Your objective: Scan the data below for the string "this". Show every line where it turns up.
***** Records for the exercise *****
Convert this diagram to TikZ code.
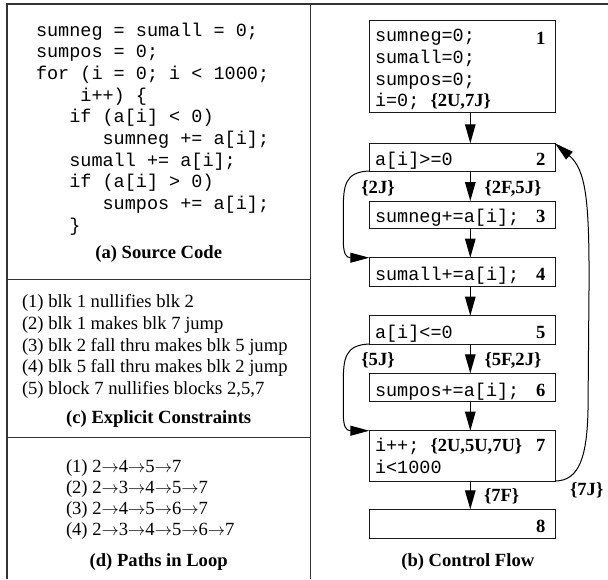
\documentclass[tikz,border=0pt]{standalone}
\usepackage{fontspec}
\setmainfont{Liberation Serif}
\setmonofont{Liberation Mono}
\usetikzlibrary{arrows.meta}

\begin{document}
\begin{tikzpicture}[x=1pt,y=-1pt,
  every node/.style={inner sep=0pt, outer sep=0pt, font=\fontsize{18.6}{21.7}\selectfont},
  code/.style={anchor=base west, font=\fontsize{18.5}{21.7}\selectfont\ttfamily},
  txt/.style={anchor=base west},
  captxt/.style={anchor=base, font=\fontsize{18.6}{21.7}\selectfont\bfseries},
  num/.style={anchor=base east, font=\fontsize{18.6}{21.7}\selectfont\bfseries},
  lab/.style={font=\fontsize{18.6}{21.7}\selectfont\bfseries},
  frame/.style={line width=1.2pt, draw=black!80},
  blk/.style={draw=black!90, line width=1pt, minimum width=185.7pt},
  flow/.style={line width=1.2pt, -{Triangle[length=19pt,width=10.5pt]}},
  loopback/.style={line width=1pt, -{Triangle[length=19pt,width=10pt]}},
]
\useasboundingbox (0,0) rectangle (608,579);

% table rules
\draw[frame] (7,579) -- (7,4) -- (608,4);
\draw[frame] (310.5,4) -- (310.5,579);
\draw[frame] (7,279.5) -- (310.5,279.5);
\draw[frame] (7,437.5) -- (310.5,437.5);

% (a) source code
\node[code] (s1)  at (36,36)      {sumneg = sumall = 0;};
\node[code] (s2)  at (36,57.7)    {sumpos = 0;};
\node[code] (s3)  at (36,79.4)    {for (i = 0; i < 1000;};
\node[code] (s4)  at (80.4,101.1) {i++) \{};
\node[code] (s5)  at (69.3,122.8) {if (a[i] < 0)};
\node[code] (s6)  at (102.6,144.5){sumneg += a[i];};
\node[code] (s7)  at (69.3,166.2) {sumall += a[i];};
\node[code] (s8)  at (69.3,187.9) {if (a[i] > 0)};
\node[code] (s9)  at (102.6,209.6){sumpos += a[i];};
\node[code] (s10) at (69.3,231.3) {\}};
\node[captxt] (capa) at (158.7,258) {(a) Source Code};

% (c) explicit constraints
\node[txt] (c1) at (22,307.5) {(1) blk 1 nullifies blk 2};
\node[txt] (c2) at (22,329.3) {(2) blk 1 makes blk 7 jump};
\node[txt] (c3) at (22,351.1) {(3) blk 2 fall thru makes blk 5 jump};
\node[txt] (c4) at (22,372.9) {(4) blk 5 fall thru makes blk 2 jump};
\node[txt] (c5) at (22,394.7) {(5) block 7 nullifies blocks 2,5,7};
\node[captxt] (capc) at (158.7,423) {(c) Explicit Constraints};

% (d) paths in loop
\node[txt] (d1) at (66,472) {(1) 2$\rightarrow$4$\rightarrow$5$\rightarrow$7};
\node[txt] (d2) at (66,493) {(2) 2$\rightarrow$3$\rightarrow$4$\rightarrow$5$\rightarrow$7};
\node[txt] (d3) at (66,514) {(3) 2$\rightarrow$4$\rightarrow$5$\rightarrow$6$\rightarrow$7};
\node[txt] (d4) at (66,535) {(4) 2$\rightarrow$3$\rightarrow$4$\rightarrow$5$\rightarrow$6$\rightarrow$7};
\node[captxt] (capd) at (158.7,566.5) {(d) Paths in Loop};

% (b) control flow blocks
\node[blk, minimum height=92.7pt] (b1) at (462.15,66.35) {};
\node[blk, minimum height=27.7pt] (b2) at (462.15,157.15) {};
\node[blk, minimum height=27.3pt] (b3) at (462.15,214.65) {};
\node[blk, minimum height=28.3pt] (b4) at (462.15,271.85) {};
\node[blk, minimum height=28.3pt] (b5) at (462.15,329.85) {};
\node[blk, minimum height=28.4pt] (b6) at (462.15,387.5) {};
\node[blk, minimum height=50.3pt] (b7) at (462.15,455.85) {};
\node[blk, minimum height=29pt]   (b8) at (462.15,523.8) {};

% block contents
\node[code] (t1a) at (375,41.7)  {sumneg=0;};
\node[code] (t1b) at (375,63.4)  {sumall=0;};
\node[code] (t1c) at (375,85.1)  {sumpos=0;};
\node[code] (t1d) at (375,106.8) {i=0; {\rmfamily\bfseries\{2U,7J\}}};
\node[code] (t2)  at (375,165.5) {a[i]>=0};
\node[code] (t3)  at (375,222.8) {sumneg+=a[i];};
\node[code] (t4)  at (375,280.5) {sumall+=a[i];};
\node[code] (t5)  at (375,338.5) {a[i]<=0};
\node[code] (t6)  at (375,396)   {sumpos+=a[i];};
\node[code] (t7a) at (375,451)   {i++; {\rmfamily\bfseries\{2U,5U,7U\}}};
\node[code] (t7b) at (375,473.5) {i<1000};

\node[num] (n1) at (545.5,44.5)  {1};
\node[num] (n2) at (545.5,165.7) {2};
\node[num] (n3) at (545.5,222.8) {3};
\node[num] (n4) at (545.5,280.5) {4};
\node[num] (n5) at (545.5,338.5) {5};
\node[num] (n6) at (545.5,396)   {6};
\node[num] (n7) at (545.5,451)   {7};
\node[num] (n8) at (545.5,532.7) {8};

% fall-through edges
\coordinate (ax) at (470.3,0);
\draw[flow] (b1.south -| ax) -- (b2.north -| ax);
\draw[flow] (b2.south -| ax) -- (b3.north -| ax);
\draw[flow] (b3.south -| ax) -- (b4.north -| ax);
\draw[flow] (b4.south -| ax) -- (b5.north -| ax);
\draw[flow] (b5.south -| ax) -- (b6.north -| ax);
\draw[flow] (b6.south -| ax) -- (b7.north -| ax);
\draw[flow] (b7.south -| ax) -- (b8.north -| ax);

% jump edges
\draw[loopback] (b2.south west) .. controls (345,172) and (343.3,185) .. (343.3,210)
  -- (343.3,240) .. controls (343.3,254) and (346,257.7) .. (b4.north west);
\draw[loopback] (b5.south west) .. controls (345,345) and (343.3,358) .. (343.3,383)
  -- (343.3,413) .. controls (343.3,427) and (346,430.7) .. (b7.north west);
\draw[loopback] (b7.south east) .. controls (580,481) and (587,455) .. (588,410)
  -- (589,290) .. controls (589.5,200) and (586,170) .. (b2.north east);

% edge labels
\node[lab, anchor=base]      (l2j) at (378,193.5)   {\{2J\}};
\node[lab, anchor=base west] (l2f) at (484.5,193.5) {\{2F,5J\}};
\node[lab, anchor=base]      (l5j) at (378,365.5)   {\{5J\}};
\node[lab, anchor=base west] (l5f) at (484.5,365.5) {\{5F,2J\}};
\node[lab, anchor=base west] (l7f) at (484,501)     {\{7F\}};
\node[lab, anchor=base]      (l7j) at (586.7,495)   {\{7J\}};

\node[captxt] (capb) at (467.8,566.7) {(b) Control Flow};
\end{tikzpicture}
\end{document}
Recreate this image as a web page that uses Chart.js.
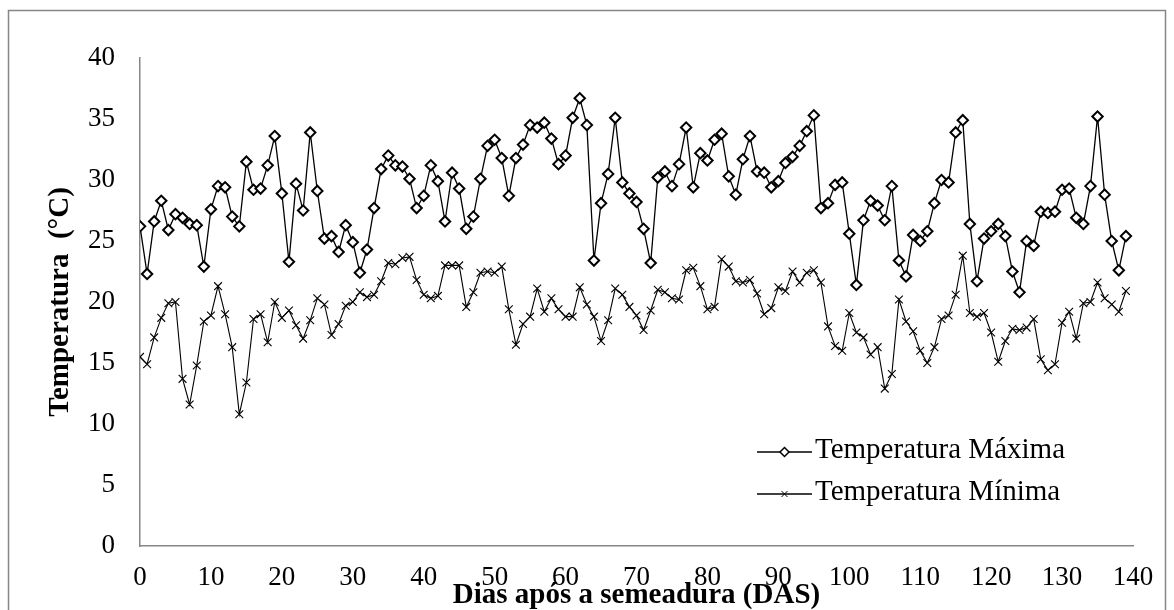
<!doctype html>
<html>
<head>
    <meta charset="utf-8">
    <title>Temperatura máxima e mínima</title>
    <script src="https://cdn.jsdelivr.net/npm/chart.js"></script>
    <style>
        body { margin: 0; background: #fff; }
        canvas { display: block; }
    </style>
</head>
<body>
<canvas id="myChart" width="1174" height="610"></canvas>

<script>
    // dias após a semeadura
    var days = [
        0, 1, 2, 3, 4, 5, 6, 7, 8, 9, 10, 11, 12, 13, 14, 15, 16, 17, 18, 19,
        20, 21, 22, 23, 24, 25, 26, 27, 28, 29, 30, 31, 32, 33, 34, 35, 36, 37, 38, 39,
        40, 41, 42, 43, 44, 45, 46, 47, 48, 49, 50, 51, 52, 53, 54, 55, 56, 57, 58, 59,
        60, 61, 62, 63, 64, 65, 66, 67, 68, 69, 70, 71, 72, 73, 74, 75, 76, 77, 78, 79,
        80, 81, 82, 83, 84, 85, 86, 87, 88, 89, 90, 91, 92, 93, 94, 95, 96, 97, 98, 99,
        100, 101, 102, 103, 104, 105, 106, 107, 108, 109, 110, 111, 112, 113, 114, 115, 116, 117, 118, 119,
        120, 121, 122, 123, 124, 125, 126, 127, 128, 129, 130, 131, 132, 133, 134, 135, 136, 137, 138, 139
    ];

    var tempMax = [
        26.2, 22.3, 26.6, 28.3, 25.9, 27.2, 26.9, 26.4, 26.3, 22.9,
        27.6, 29.5, 29.4, 27.0, 26.2, 31.5, 29.2, 29.3, 31.2, 33.6,
        28.9, 23.3, 29.7, 27.5, 33.9, 29.1, 25.2, 25.4, 24.1, 26.3,
        24.9, 22.4, 24.3, 27.7, 30.9, 32.0, 31.2, 31.1, 30.1, 27.7,
        28.7, 31.2, 29.9, 26.6, 30.6, 29.3, 26.0, 27.0, 30.1, 32.8,
        33.3, 31.8, 28.7, 31.8, 32.9, 34.5, 34.3, 34.7, 33.4, 31.3,
        32.0, 35.1, 36.7, 34.5, 23.4, 28.1, 30.5, 35.1, 29.8, 28.9,
        28.2, 26.0, 23.2, 30.2, 30.7, 29.5, 31.3, 34.3, 29.4, 32.2,
        31.6, 33.3, 33.8, 30.3, 28.8, 31.7, 33.6, 30.7, 30.6, 29.4,
        29.9, 31.4, 31.9, 32.8, 34.0, 35.3, 27.7, 28.1, 29.6, 29.8,
        25.6, 21.4, 26.7, 28.3, 27.9, 26.7, 29.5, 23.4, 22.1, 25.5,
        25.0, 25.8, 28.1, 30.0, 29.8, 33.9, 34.9, 26.4, 21.7, 25.2,
        25.8, 26.4, 25.4, 22.5, 20.8, 25.0, 24.6, 27.4, 27.3, 27.4,
        29.2, 29.3, 26.9, 26.4, 29.5, 35.2, 28.8, 25.0, 22.6, 25.4
    ];

    var tempMin = [
        15.5, 14.9, 17.1, 18.7, 19.9, 20.0, 13.7, 11.6, 14.8, 18.4,
        18.9, 21.3, 19.0, 16.3, 10.8, 13.4, 18.6, 19.0, 16.7, 20.0,
        18.7, 19.3, 18.1, 17.0, 18.5, 20.3, 19.8, 17.3, 18.2, 19.7,
        20.0, 20.8, 20.4, 20.6, 21.7, 23.2, 23.1, 23.6, 23.7, 21.8,
        20.6, 20.3, 20.5, 23.0, 23.0, 23.0, 19.6, 20.8, 22.4, 22.5,
        22.4, 22.9, 19.4, 16.5, 18.2, 18.8, 21.1, 19.2, 20.3, 19.4,
        18.8, 18.8, 21.2, 19.8, 18.8, 16.8, 18.5, 21.1, 20.6, 19.6,
        18.9, 17.7, 19.3, 21.0, 20.8, 20.3, 20.2, 22.6, 22.8, 21.3,
        19.4, 19.6, 23.5, 22.9, 21.7, 21.6, 21.8, 20.7, 19.0, 19.5,
        21.2, 20.9, 22.5, 21.6, 22.4, 22.6, 21.6, 18.0, 16.4, 16.0,
        19.1, 17.5, 17.1, 15.7, 16.3, 12.9, 14.1, 20.2, 18.4, 17.6,
        16.0, 15.0, 16.3, 18.6, 18.9, 20.6, 23.8, 19.1, 18.8, 19.1,
        17.5, 15.1, 16.8, 17.8, 17.7, 17.9, 18.6, 15.3, 14.4, 14.9,
        18.3, 19.2, 17.0, 19.9, 20.0, 21.6, 20.3, 19.8, 19.2, 20.9
    ];

    var xTicks = [0, 10, 20, 30, 40, 50, 60, 70, 80, 90, 100, 110, 120, 130, 140];
    var yTicks = [0, 5, 10, 15, 20, 25, 30, 35, 40];

    var serif = '"Liberation Serif", "Times New Roman", serif';
    var axisGray = '#868686';

    function toPoints(values) {
        return days.map(function (d, i) {
            return {x: d, y: values[i]};
        });
    }

    // moldura cinza e fundo branco
    var framePlugin = {
        id: 'frame',
        beforeDraw: function (chart) {
            var ctx = chart.ctx;
            ctx.save();
            ctx.fillStyle = '#fff';
            ctx.fillRect(0, 0, chart.width, chart.height);
            ctx.strokeStyle = axisGray;
            ctx.lineWidth = 1.5;
            ctx.strokeRect(8.5, 10.5, chart.width - 17, chart.height + 20);
            ctx.restore();
        }
    };

    // legenda dentro da área do gráfico, como no Excel
    var legendPlugin = {
        id: 'insideLegend',
        afterDraw: function (chart) {
            var ctx = chart.ctx;
            var x0 = 757, x1 = 812, tx = 815;
            var rows = [452, 494];
            ctx.save();
            chart.data.datasets.forEach(function (ds, i) {
                var y = rows[i];
                var cx = (x0 + x1) / 2;
                ctx.strokeStyle = '#000';
                ctx.lineWidth = 1.3;
                ctx.beginPath();
                ctx.moveTo(x0, y);
                ctx.lineTo(x1, y);
                ctx.stroke();
                if (ds.pointStyle === 'rectRot') {
                    ctx.fillStyle = '#fff';
                    ctx.lineWidth = 1.5;
                    ctx.beginPath();
                    ctx.moveTo(cx, y - 4.5);
                    ctx.lineTo(cx + 4.5, y);
                    ctx.lineTo(cx, y + 4.5);
                    ctx.lineTo(cx - 4.5, y);
                    ctx.closePath();
                    ctx.fill();
                    ctx.stroke();
                } else {
                    ctx.lineWidth = 1;
                    ctx.beginPath();
                    ctx.moveTo(cx - 3, y - 3);
                    ctx.lineTo(cx + 3, y + 3);
                    ctx.moveTo(cx + 3, y - 3);
                    ctx.lineTo(cx - 3, y + 3);
                    ctx.stroke();
                }
                ctx.fillStyle = '#000';
                ctx.font = '29px ' + serif;
                ctx.textBaseline = 'middle';
                ctx.textAlign = 'left';
                ctx.fillText(ds.label, tx, y - 2);
            });
            ctx.restore();
        }
    };

    var myChart = new Chart(document.getElementById('myChart'), {
        type: 'line',
        data: {
            datasets: [{
                label: 'Temperatura Máxima',
                data: toPoints(tempMax),
                borderColor: '#000',
                borderWidth: 1.3,
                pointStyle: 'rectRot',
                pointRadius: 5.2,
                pointBorderWidth: 2,
                pointBackgroundColor: '#fff',
                pointBorderColor: '#000',
                tension: 0
            }, {
                label: 'Temperatura Mínima',
                data: toPoints(tempMin),
                borderColor: '#000',
                borderWidth: 1.1,
                pointStyle: 'crossRot',
                pointRadius: 5.5,
                pointBorderWidth: 1.1,
                pointBorderColor: '#000',
                tension: 0
            }]
        },
        options: {
            responsive: false,
            animation: false,
            devicePixelRatio: 1,
            layout: {
                padding: {left: 0, right: 41, top: 58, bottom: 0}
            },
            plugins: {
                legend: {display: false},
                tooltip: {enabled: false}
            },
            scales: {
                x: {
                    type: 'linear',
                    min: 0,
                    max: 140,
                    afterBuildTicks: function (scale) {
                        scale.ticks = xTicks.map(function (v) { return {value: v}; });
                    },
                    afterFit: function (scale) {
                        scale.height = 64;
                    },
                    grid: {display: false, drawTicks: false},
                    border: {display: true, color: axisGray, width: 1.5},
                    ticks: {
                        color: '#000',
                        font: {family: serif, size: 27},
                        padding: 16,
                        maxRotation: 0,
                        autoSkip: false
                    },
                    title: {
                        display: true,
                        text: 'Dias após a semeadura (DAS)',
                        color: '#000',
                        font: {family: serif, size: 29, weight: 'bold', lineHeight: 1},
                        padding: {top: 0, bottom: 0}
                    }
                },
                y: {
                    min: 0,
                    max: 40,
                    afterBuildTicks: function (scale) {
                        scale.ticks = yTicks.map(function (v) { return {value: v}; });
                    },
                    afterFit: function (scale) {
                        scale.width = 140;
                    },
                    grid: {display: false, drawTicks: false},
                    border: {display: true, color: axisGray, width: 1.5},
                    ticks: {
                        color: '#000',
                        font: {family: serif, size: 27},
                        padding: 25
                    },
                    title: {
                        display: true,
                        text: 'Temperatura  (°C)',
                        color: '#000',
                        font: {family: serif, size: 29, weight: 'bold', lineHeight: 1.2},
                        padding: {top: 43, bottom: 0}
                    }
                }
            }
        },
        plugins: [framePlugin, legendPlugin]
    });
</script>
</body>
</html>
*****
Task solution:
Convert this diagram to TikZ code.
Recreate this image as a web page that uses Chart.js.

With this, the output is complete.